The slides from the presentation are on the link above. This post references Apollo's data, my observations from speaking with consumers and business people, and a little too much Bloomberg TV.
What the data tells us
Risk Signal | What’s Happening | Source |
---|---|---|
Consumer confidence | Declining across Y levels; high-net-worth households skittish. | Slide 9 |
Corporate confidence | CEO confidence, CAPEX expectations reversed sharply. | Slides 12–13 |
Labor sentiment | Consumers fear job loss, even while unemployment remains low. | Slide 10 |
Retaliatory exposure | Tariff-exposed sectors face input cost risks, margin compression. | Slides 5, 18 |
Market fragility | Credit spreads decompressing; tariff-risk equity basket lagging. | Slide 25 |
Strategic implications for mid-market firms
- Demand risk: Apollo’s consumer sentiment and business confidence data suggest a brewing pullback. Plan for demand fluctuations—especially in discretionary and contract-based B2B sectors.
- Policy shock risk: The "Liberation Day" tariffs (Slide 5) were implemented with minimal lead time, showing how quickly conditions can shift. Scenario planning now needs to incorporate procedural volatility.
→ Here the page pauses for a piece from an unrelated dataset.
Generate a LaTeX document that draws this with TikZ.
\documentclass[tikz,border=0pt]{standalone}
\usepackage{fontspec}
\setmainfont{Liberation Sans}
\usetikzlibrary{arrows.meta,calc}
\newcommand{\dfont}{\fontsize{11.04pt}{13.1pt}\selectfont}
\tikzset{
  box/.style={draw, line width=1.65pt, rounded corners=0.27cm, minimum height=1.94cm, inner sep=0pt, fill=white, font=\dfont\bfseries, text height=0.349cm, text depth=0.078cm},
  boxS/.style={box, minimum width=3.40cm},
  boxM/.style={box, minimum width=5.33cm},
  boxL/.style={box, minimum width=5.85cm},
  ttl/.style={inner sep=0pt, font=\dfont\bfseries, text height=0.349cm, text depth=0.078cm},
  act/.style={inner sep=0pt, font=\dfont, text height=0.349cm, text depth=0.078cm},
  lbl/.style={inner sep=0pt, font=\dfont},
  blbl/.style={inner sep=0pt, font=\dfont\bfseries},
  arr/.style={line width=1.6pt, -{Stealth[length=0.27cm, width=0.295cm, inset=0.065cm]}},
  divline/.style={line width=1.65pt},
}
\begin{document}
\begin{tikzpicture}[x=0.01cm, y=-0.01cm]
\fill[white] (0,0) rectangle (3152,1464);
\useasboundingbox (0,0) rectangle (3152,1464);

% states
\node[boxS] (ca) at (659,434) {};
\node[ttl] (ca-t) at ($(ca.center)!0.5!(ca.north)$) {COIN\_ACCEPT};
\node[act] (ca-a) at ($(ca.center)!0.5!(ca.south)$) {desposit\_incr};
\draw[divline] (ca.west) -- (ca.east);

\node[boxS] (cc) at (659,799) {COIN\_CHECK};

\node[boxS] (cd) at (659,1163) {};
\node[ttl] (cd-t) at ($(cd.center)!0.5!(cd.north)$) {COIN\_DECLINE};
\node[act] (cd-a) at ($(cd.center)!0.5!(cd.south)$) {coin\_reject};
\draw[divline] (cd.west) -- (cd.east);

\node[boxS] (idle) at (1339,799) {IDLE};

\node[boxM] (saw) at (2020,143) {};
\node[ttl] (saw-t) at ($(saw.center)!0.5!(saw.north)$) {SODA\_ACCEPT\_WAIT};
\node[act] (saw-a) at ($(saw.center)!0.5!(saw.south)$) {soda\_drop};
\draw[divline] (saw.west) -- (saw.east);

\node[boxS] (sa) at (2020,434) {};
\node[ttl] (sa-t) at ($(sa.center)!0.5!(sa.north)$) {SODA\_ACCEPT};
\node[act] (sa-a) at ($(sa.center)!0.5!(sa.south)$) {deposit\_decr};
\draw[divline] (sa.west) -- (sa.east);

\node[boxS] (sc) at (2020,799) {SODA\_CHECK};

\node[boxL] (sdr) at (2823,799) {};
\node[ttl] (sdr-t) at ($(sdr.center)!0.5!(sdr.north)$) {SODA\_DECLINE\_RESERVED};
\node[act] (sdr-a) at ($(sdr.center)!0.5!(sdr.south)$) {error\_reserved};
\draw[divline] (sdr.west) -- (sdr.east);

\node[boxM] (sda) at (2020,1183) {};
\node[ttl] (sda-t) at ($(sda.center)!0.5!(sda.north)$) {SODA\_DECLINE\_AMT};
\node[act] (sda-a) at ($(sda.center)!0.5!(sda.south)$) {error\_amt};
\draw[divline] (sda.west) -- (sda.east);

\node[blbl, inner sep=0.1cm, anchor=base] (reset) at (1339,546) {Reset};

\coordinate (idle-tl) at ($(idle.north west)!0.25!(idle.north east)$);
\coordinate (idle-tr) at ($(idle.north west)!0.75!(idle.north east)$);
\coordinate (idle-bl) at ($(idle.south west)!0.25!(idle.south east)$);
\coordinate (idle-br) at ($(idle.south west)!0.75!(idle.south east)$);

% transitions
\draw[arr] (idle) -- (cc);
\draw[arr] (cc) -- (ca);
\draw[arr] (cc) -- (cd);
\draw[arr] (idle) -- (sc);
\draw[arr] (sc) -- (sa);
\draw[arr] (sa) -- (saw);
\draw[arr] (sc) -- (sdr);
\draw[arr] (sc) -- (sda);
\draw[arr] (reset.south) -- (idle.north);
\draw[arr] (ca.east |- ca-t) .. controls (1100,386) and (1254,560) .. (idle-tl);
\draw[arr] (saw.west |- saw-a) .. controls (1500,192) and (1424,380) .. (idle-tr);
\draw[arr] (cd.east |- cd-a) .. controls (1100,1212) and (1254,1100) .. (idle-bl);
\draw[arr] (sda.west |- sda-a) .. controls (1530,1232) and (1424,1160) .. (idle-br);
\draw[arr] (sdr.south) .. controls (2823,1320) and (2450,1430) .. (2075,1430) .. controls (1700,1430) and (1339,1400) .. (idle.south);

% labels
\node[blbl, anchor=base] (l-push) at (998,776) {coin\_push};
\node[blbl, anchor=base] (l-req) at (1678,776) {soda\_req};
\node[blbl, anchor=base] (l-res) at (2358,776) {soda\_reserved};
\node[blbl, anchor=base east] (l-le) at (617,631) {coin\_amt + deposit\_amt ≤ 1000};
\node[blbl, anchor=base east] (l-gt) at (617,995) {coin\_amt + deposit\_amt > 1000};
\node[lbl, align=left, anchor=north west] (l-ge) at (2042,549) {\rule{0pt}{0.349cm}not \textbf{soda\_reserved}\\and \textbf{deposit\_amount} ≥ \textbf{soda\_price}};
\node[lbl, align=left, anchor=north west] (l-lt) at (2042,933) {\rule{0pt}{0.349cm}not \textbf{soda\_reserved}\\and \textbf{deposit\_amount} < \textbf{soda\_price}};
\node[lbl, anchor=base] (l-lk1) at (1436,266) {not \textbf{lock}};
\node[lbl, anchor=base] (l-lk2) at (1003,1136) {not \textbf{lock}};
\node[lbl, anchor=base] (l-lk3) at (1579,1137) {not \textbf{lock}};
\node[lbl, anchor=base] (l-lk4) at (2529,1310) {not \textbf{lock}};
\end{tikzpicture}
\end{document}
- Credit market access: Refinancing windows for sub-IG borrowers could close fast. Monitor signs from loan issuance (Slide 14) and M&A activity (Slide 16)—both are down significantly YoY.
Reality check: What ground-truth* signals are telling us
Narrative | Ground-Truth Signal | Supporting Slides |
---|---|---|
“The consumer is strong” | Confidence and job-loss fears rising, even among affluent. | Slides 9–11 |
“Corporate earnings are resilient” | Capex pullbacks and declining confidence. | Slides 12–13 |
“AI is the next secular wave” | Mag 7 earnings concentrated, cyclical; 70%+ rev. abroad. | Slide 20 |
“Markets are calm” | IG spreads disconnected from policy uncertainty. | Slide 21 |
“We’ve avoided a hard landing” | Real GDP sensitivity to uncertainty is rising. | Slide 17 |
*
The narrative conflict "hard" and "soft" data is unfortunate, with Powell dismissing the latter during the March FOMC meeting. Soft data reflects how people on main street feel—their "ground-truth." Although individuals often don't do what they say, in aggregate they do and that's the truth.
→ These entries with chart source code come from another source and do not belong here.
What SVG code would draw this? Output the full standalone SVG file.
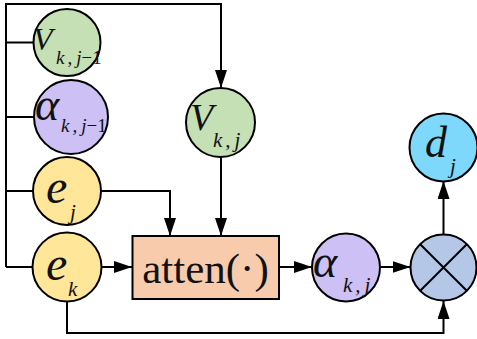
<svg xmlns="http://www.w3.org/2000/svg" width="477" height="339" viewBox="0 0 477 339">
<defs>
<style>
.ln{fill:none;stroke:#000;stroke-width:2}
.nd{stroke:#000;stroke-width:2}
.m{font-family:"Liberation Serif","Times New Roman",serif;font-style:italic;fill:#111}
.r{font-family:"Liberation Serif","Times New Roman",serif;fill:#111}
</style>
<marker id="ah" viewBox="0 0 18 12" refX="18" refY="6" markerWidth="18" markerHeight="12" markerUnits="userSpaceOnUse" orient="auto">
<path d="M0,0 L18,6 L0,12 z" fill="#000"/>
</marker>
</defs>
<rect width="477" height="339" fill="#fff"/>
<g id="connectors">
<path class="ln" d="M6,267 V4 H221 V88" marker-end="url(#ah)"/>
<path class="ln" d="M6,42.5 H33"/>
<path class="ln" d="M6,117 H34"/>
<path class="ln" d="M6,191 H33"/>
<path class="ln" d="M6,267 H33"/>
<path class="ln" d="M101,191 H170 V236" marker-end="url(#ah)"/>
<path class="ln" d="M221,157 V236" marker-end="url(#ah)"/>
<path class="ln" d="M101,267 H132" marker-end="url(#ah)"/>
<path class="ln" d="M279,267 H312" marker-end="url(#ah)"/>
<path class="ln" d="M380,267 H410.5" marker-end="url(#ah)"/>
<path class="ln" d="M443.5,234 V181" marker-end="url(#ah)"/>
<path class="ln" d="M67,301 V333 H443.5 V301" marker-end="url(#ah)"/>
</g>
<g id="V_kj1">
<circle class="nd" cx="67" cy="42.5" r="33.5" fill="#C5E0B4"/>
<text class="m" x="33" y="50" font-size="32">V</text>
<text class="m" x="56" y="64" font-size="19">k<tspan dx="3">,</tspan><tspan dx="4">j</tspan><tspan font-style="normal">−1</tspan></text>
</g>
<g id="alpha_kj1">
<circle class="nd" cx="71" cy="117" r="37" fill="#CDC0F5"/>
<text class="m" x="35" y="120" font-size="46">α</text>
<text class="m" x="61" y="132" font-size="19">k<tspan dx="3">,</tspan><tspan dx="4">j</tspan><tspan font-style="normal">−1</tspan></text>
</g>
<g id="e_j">
<circle class="nd" cx="67" cy="191" r="34" fill="#FFE699"/>
<text class="m" x="46" y="203" font-size="48">e</text>
<text class="m" x="70" y="219" font-size="21">j</text>
</g>
<g id="e_k">
<circle class="nd" cx="67" cy="267" r="34.5" fill="#FFE699"/>
<text class="m" x="46" y="280" font-size="48">e</text>
<text class="m" x="68" y="296" font-size="21">k</text>
</g>
<g id="V_kj">
<circle class="nd" cx="220.5" cy="122.5" r="34.5" fill="#C5E0B4"/>
<text class="m" x="190" y="130" font-size="38">V</text>
<text class="m" x="213" y="147" font-size="21">k<tspan dx="3">,</tspan><tspan dx="4">j</tspan></text>
</g>
<g id="atten">
<rect class="nd" x="132.5" y="236" width="146.5" height="63" fill="#F8CBAD"/>
<text class="r" x="205.5" y="283" font-size="43" text-anchor="middle">atten(·)</text>
</g>
<g id="alpha_kj">
<circle class="nd" cx="346" cy="267.5" r="34" fill="#CDC0F5"/>
<text class="m" x="313" y="277" font-size="46">α</text>
<text class="m" x="343" y="292" font-size="21">k<tspan dx="3">,</tspan><tspan dx="4">j</tspan></text>
</g>
<g id="mult">
<circle class="nd" cx="443.5" cy="267.5" r="33" fill="#B4C7E7"/>
<path class="ln" d="M420.2,244.2 L466.8,290.8 M466.8,244.2 L420.2,290.8"/>
</g>
<g id="d_j">
<circle class="nd" cx="443.5" cy="147.5" r="34" fill="#7DD8FB"/>
<text class="m" x="425" y="157" font-size="44">d</text>
<text class="m" x="450" y="173" font-size="21">j</text>
</g>
</svg>
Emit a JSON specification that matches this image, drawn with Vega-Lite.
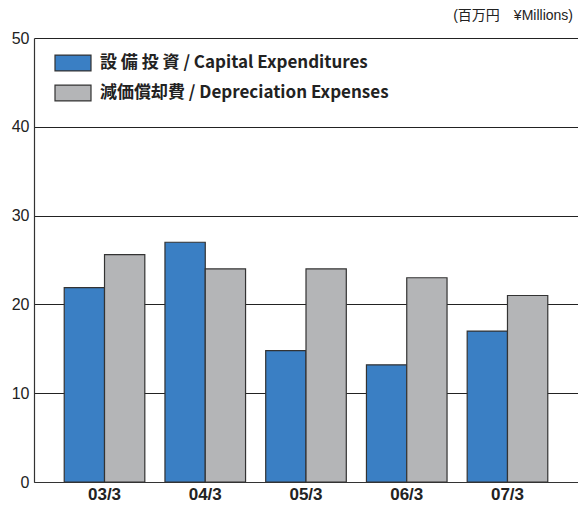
{
  "$schema": "https://vega.github.io/schema/vega-lite/v6.json",
  "autosize": {"type": "none"},
  "padding": {"left": 34, "top": 38, "right": 0, "bottom": 25},
  "width": 544,
  "height": 444,
  "background": "white",
  "title": {
    "text": "(百万円　¥Millions)",
    "anchor": "end",
    "frame": "group",
    "offset": 7,
    "fontSize": 14,
    "fontWeight": "normal",
    "font": "Liberation Sans, Noto Sans CJK JP",
    "color": "#222",
    "dx": -5
  },
  "data": {
    "values": [
      {"year": "03/3", "series": "設 備 投 資 / Capital Expenditures", "value": 21.9},
      {"year": "03/3", "series": "減価償却費 / Depreciation Expenses", "value": 25.6},
      {"year": "04/3", "series": "設 備 投 資 / Capital Expenditures", "value": 27.0},
      {"year": "04/3", "series": "減価償却費 / Depreciation Expenses", "value": 24.0},
      {"year": "05/3", "series": "設 備 投 資 / Capital Expenditures", "value": 14.8},
      {"year": "05/3", "series": "減価償却費 / Depreciation Expenses", "value": 24.0},
      {"year": "06/3", "series": "設 備 投 資 / Capital Expenditures", "value": 13.2},
      {"year": "06/3", "series": "減価償却費 / Depreciation Expenses", "value": 23.0},
      {"year": "07/3", "series": "設 備 投 資 / Capital Expenditures", "value": 17.0},
      {"year": "07/3", "series": "減価償却費 / Depreciation Expenses", "value": 21.0}
    ]
  },
  "mark": {"type": "bar", "stroke": "#333", "strokeWidth": 1.2},
  "encoding": {
    "x": {
      "field": "year",
      "type": "nominal",
      "scale": {"paddingInner": 0.2, "paddingOuter": 0.3},
      "axis": {
        "title": null,
        "labelAngle": 0,
        "ticks": false,
        "domainColor": "#333",
        "domainWidth": 1.2,
        "labelFont": "Liberation Sans Narrow, Liberation Sans",
        "labelFontWeight": "bold",
        "labelFontSize": 17,
        "labelColor": "#222",
        "labelPadding": 4
      }
    },
    "xOffset": {
      "field": "series",
      "type": "nominal",
      "sort": ["設 備 投 資 / Capital Expenditures", "減価償却費 / Depreciation Expenses"],
      "scale": {"paddingInner": 0, "paddingOuter": 0}
    },
    "y": {
      "field": "value",
      "type": "quantitative",
      "scale": {"domain": [0, 50], "nice": false},
      "axis": {
        "title": null,
        "values": [0, 10, 20, 30, 40, 50],
        "ticks": false,
        "grid": true,
        "gridColor": "#222",
        "gridWidth": 1,
        "gridOpacity": 1,
        "domainColor": "#333",
        "domainWidth": 1.2,
        "labelFont": "Liberation Sans",
        "labelFontSize": 16,
        "labelColor": "#222",
        "labelPadding": 5
      }
    },
    "color": {
      "field": "series",
      "type": "nominal",
      "sort": ["設 備 投 資 / Capital Expenditures", "減価償却費 / Depreciation Expenses"],
      "scale": {"range": ["#3a7fc4", "#b4b5b7"]},
      "legend": {
        "title": null,
        "orient": "none",
        "legendX": 20,
        "legendY": 6,
        "padding": 0,
        "symbolType": "M-1,-0.44H1V0.44H-1Z",
        "symbolSize": 1296,
        "symbolStrokeColor": "#333",
        "symbolStrokeWidth": 1.2,
        "symbolOpacity": 1,
        "labelFont": "Liberation Sans Narrow, Noto Sans CJK JP",
        "labelFontWeight": "bold",
        "labelFontSize": 17,
        "labelColor": "#222",
        "labelLimit": 400,
        "labelOffset": 8,
        "rowPadding": -7
      }
    }
  },
  "config": {"view": {"stroke": null}}
}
Watch list: What matters the next 60–90 days
- Consumer sentiment splits by income bracket – Slide 9.
- Private credit stress and refinancing wave – Slide 14; supplemental via LCD & S&P Global.
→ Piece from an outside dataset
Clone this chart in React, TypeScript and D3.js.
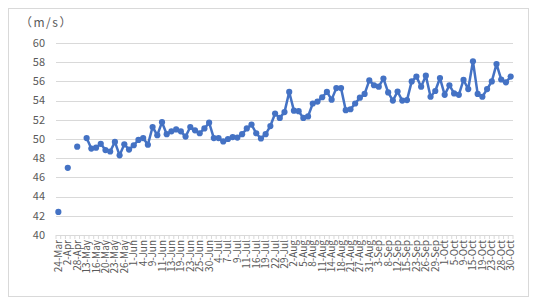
import React from "react";
import * as d3 from "d3";

const categories: string[] = [
  "24-Mar", "28-Mar", "2-Apr", "15-Apr", "28-Apr", "8-May", "13-May", "14-May", "16-May", "18-May",
  "20-May", "21-May", "23-May", "24-May", "26-May", "28-May", "1-Jun", "2-Jun", "4-Jun", "5-Jun",
  "9-Jun", "10-Jun", "11-Jun", "12-Jun", "13-Jun", "16-Jun", "19-Jun", "21-Jun", "23-Jun", "24-Jun",
  "25-Jun", "27-Jun", "30-Jun", "2-Jul", "4-Jul", "5-Jul", "7-Jul", "8-Jul", "9-Jul", "10-Jul",
  "11-Jul", "14-Jul", "16-Jul", "17-Jul", "19-Jul", "20-Jul", "22-Jul", "25-Jul", "29-Jul", "31-Jul",
  "2-Aug", "3-Aug", "5-Aug", "6-Aug", "8-Aug", "9-Aug", "11-Aug", "12-Aug", "14-Aug", "16-Aug",
  "18-Aug", "19-Aug", "21-Aug", "24-Aug", "27-Aug", "29-Aug", "31-Aug", "1-Sep", "3-Sep", "5-Sep",
  "8-Sep", "10-Sep", "12-Sep", "13-Sep", "15-Sep", "19-Sep", "23-Sep", "24-Sep", "26-Sep", "27-Sep",
  "29-Sep", "30-Sep", "1-Oct", "3-Oct", "5-Oct", "7-Oct", "9-Oct", "12-Oct", "15-Oct", "17-Oct",
  "19-Oct", "21-Oct", "23-Oct", "25-Oct", "28-Oct", "29-Oct", "30-Oct",
];

const speeds: (number | null)[] = [
  42.4, null, 47.0, null, 49.2, null, 50.1, 49.0, 49.1, 49.5,
  48.85, 48.7, 49.7, 48.3, 49.45, 48.9, 49.35, 49.9, 50.1, 49.4,
  51.25, 50.4, 51.75, 50.5, 50.8, 51.0, 50.8, 50.25, 51.25, 50.9,
  50.6, 51.1, 51.7, 50.1, 50.1, 49.75, 50.0, 50.2, 50.15, 50.5,
  51.1, 51.5, 50.6, 50.05, 50.5, 51.35, 52.65, 52.2, 52.8, 54.9,
  52.95, 52.9, 52.2, 52.35, 53.7, 53.9, 54.35, 54.9, 54.1, 55.3,
  55.3, 53.0, 53.1, 53.7, 54.3, 54.7, 56.1, 55.6, 55.45, 56.3,
  54.85, 54.0, 54.95, 54.0, 54.05, 56.0, 56.5, 55.45, 56.6, 54.4,
  55.0, 56.35, 54.6, 55.6, 54.75, 54.6, 56.15, 55.2, 58.1, 54.7,
  54.4, 55.2, 56.0, 57.8, 56.2, 55.9, 56.5,
];

const yTicks: number[] = [40, 42, 44, 46, 48, 50, 52, 54, 56, 58, 60];
const unitLabel = "（m/s）";

const W = 521;
const H = 289;
const L = 48;
const R = 505;
const TOP = 35;
const BOT = 227;
const FONT = "'Noto Sans CJK JP', 'Noto Sans', sans-serif";
const GRID = "#d9d9d9";
const TEXT = "#595959";
const BLUE = "#4472C4";

export default function App() {
  const x = d3
    .scaleBand<number>()
    .domain(categories.map((_, i) => i))
    .range([L, R]);
  const cx = (i: number) => (x(i) as number) + x.bandwidth() / 2;
  const y = d3.scaleLinear().domain([40, 60]).range([BOT, TOP]);

  const line = d3
    .line<number | null>()
    .defined((d) => d !== null)
    .x((_, i) => cx(i))
    .y((d) => y(d as number));

  const boundaries = d3.range(categories.length + 1).map((i) => L + i * x.bandwidth());

  return (
    <svg width={W} height={H} style={{ display: "block" }} fontFamily={FONT}>
      <rect x={0.5} y={0.5} width={W - 1} height={H - 1} fill="#fff" stroke={GRID} />
      <text x={12} y={14.7} dy="0.35em" fontSize={12} letterSpacing={1.5} fill={TEXT}>
        {unitLabel}
      </text>
      {yTicks.map((t) => (
        <g key={t}>
          <line x1={L} x2={R} y1={Math.round(y(t)) + 0.5} y2={Math.round(y(t)) + 0.5} stroke={GRID} />
          <text x={37} y={y(t)} dy="0.35em" textAnchor="end" fontSize={11} fill={TEXT}>
            {t}
          </text>
        </g>
      ))}
      {boundaries.map((b, i) => (
        <line key={i} x1={b} x2={b} y1={BOT} y2={BOT + 4} stroke={GRID} />
      ))}
      {categories.map((c, i) =>
        i % 2 === 0 ? (
          <text
            key={c}
            transform={`translate(${cx(i)},${BOT + 5}) rotate(-90)`}
            dy="0.35em"
            textAnchor="end"
            fontSize={10}
            fill={TEXT}
          >
            {c}
          </text>
        ) : null
      )}
      <path d={line(speeds) || ""} fill="none" stroke={BLUE} strokeWidth={2.5} strokeLinejoin="round" />
      {speeds.map((v, i) =>
        v === null ? null : <circle key={i} cx={cx(i)} cy={y(v)} r={3.1} fill={BLUE} />
      )}
    </svg>
  );
}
- Regional bank lending trends – use Fed H.8 data for SME lending.
- Bond default/downgrade rates – S&P/Fitch default trackers.
- Tariff escalation/retaliation events – Slides 5, 27.
- Equity dispersion in tariff-exposed names – Slide 25.
Final word
We're not yet in a broad crisis—although the recent stock market rout is a shock—but we may be in something worse: a slow-bleed environment where soft data and anecdotal pullbacks quietly outpace hard data.
Markets were pricing optimism, but operators are feeling pressure. It’s not the policies themselves. It's the unpredictable, accelerated way they’re being deployed that’s sapping confidence and capital formation.
If you're running a mid-market firm or advising one, now's the time to double down on strategic clarity, capital discipline, and scenario readiness. The fog is thick, but the signals are there if you look beyond the headlines.